Whether it’s an American manager trying to inspire his Indian workers (Office Tigers, screened at STF) or an American volunteer trying to empower Afghani women to run salons (The Beauty Academy of Kabul,) Mermin has a gift for finding the humor in the situation without relying on cheap editing tricks to poke fun at her subjects.

Her newest film, the rather painterly Horses, focuses its attention on the lives of three different racehorses, living in the stables of Ireland. It’s a startlingly intimate experience — at the STF screening, a woman audibly gasped when a horse took a bite out of its stall, shocked by the horse’s casual brutality. As a trainer falls in love with a winning horse, it becomes increasingly hard to tell the difference between the horse’s personality and the trainer’s desire for the horse to have a personality. By the last race, we are left with more questions than answers about man’s relationship to beast.

I spoke to Mermin before the screening.

Filmmaker: How did the idea for “Horses” start?

Mermin: I was approached while being based in Ireland by a producer who thought we could get the project funded…I spent a month driving around thinking how am I going to make an interesting film about horses. I didn’t want to make it about horse people, because I know horse people. I always want that sense of discovery in my films, that I’m learning something new… In my head, I wanted it to be a bit of a feel like Grizzly Man but about domestic animals, a meditation on how close they are to us.

Filmmaker: I remember you once sighting Frederick Wiseman (a legendary observational filmmaker) as a major influence. What did you learn from watching Wiseman’s approach?

Mermin: The revelation that you could cut documentary footage to make it look narrative – I got that from Wiseman. What’s amazing is how much he expected in terms of watching, how long the shots were. You can’t expect that from audiences now. I do stylistic things to keep things moving along, but it always comes from the spirit of my subject.

Filmmaker: Did you connect differently with horse subjects than human subjects?

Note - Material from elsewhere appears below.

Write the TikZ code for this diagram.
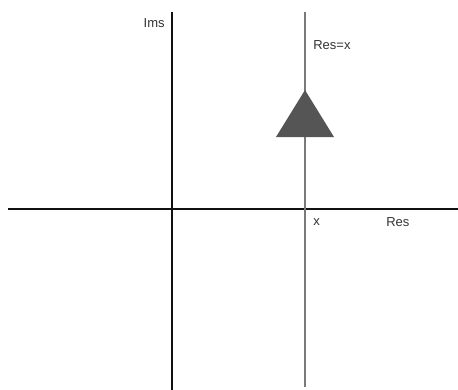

Mermin: I picked six or seven horses and then saw how they worked in the editing room. One of the horses I didn’t connect with, and dropped half way through. One of my favorite horses didn’t end up racing…That was sad because he was a great character, but without the punctuation of the races, it wouldn’t work.

Filmmaker: Did you approach the actual shooting day any differently?

Mermin: I really tried to shoot it the same way I did my other films… It took a while to get the sense on the way we were going to film then, and to get the horse to forget about them (the camera crew). You spend so much time trying to get people to relax around the cameras, same with horses. The camera crew thought I was nuts, but I insisted, we are going to stand here, and we are going to film. Horses’ lives are pretty boring….We filmed a little bit less because horses don’t talk.

Filmmaker: How did the trainers respond?

Mermin: When the film came out on Irish television, there were tons of interviews, and in all of the interviews, the main trainer said he thought it was a waste of time. I think they were sort of humoring us. They told us just to stay out of their way. When they screened it, they were all sort of impressed I managed to make something good out of it.

A graduate of Amherst College, Mary Anderson Casavant was selected as the 2004 Academy of Television Arts and Sciences Documentary Intern. Since then, she’s held almost every freelance job that exists in documentary television, including being the coordinating producer of the Emmy Award winning second season of This American Life. Her feature screenplay, Judgey, was one of ten screenplays selected from more than 3500 entries for the final round of the Final Draft Big Break contest. She lives and works in New York City.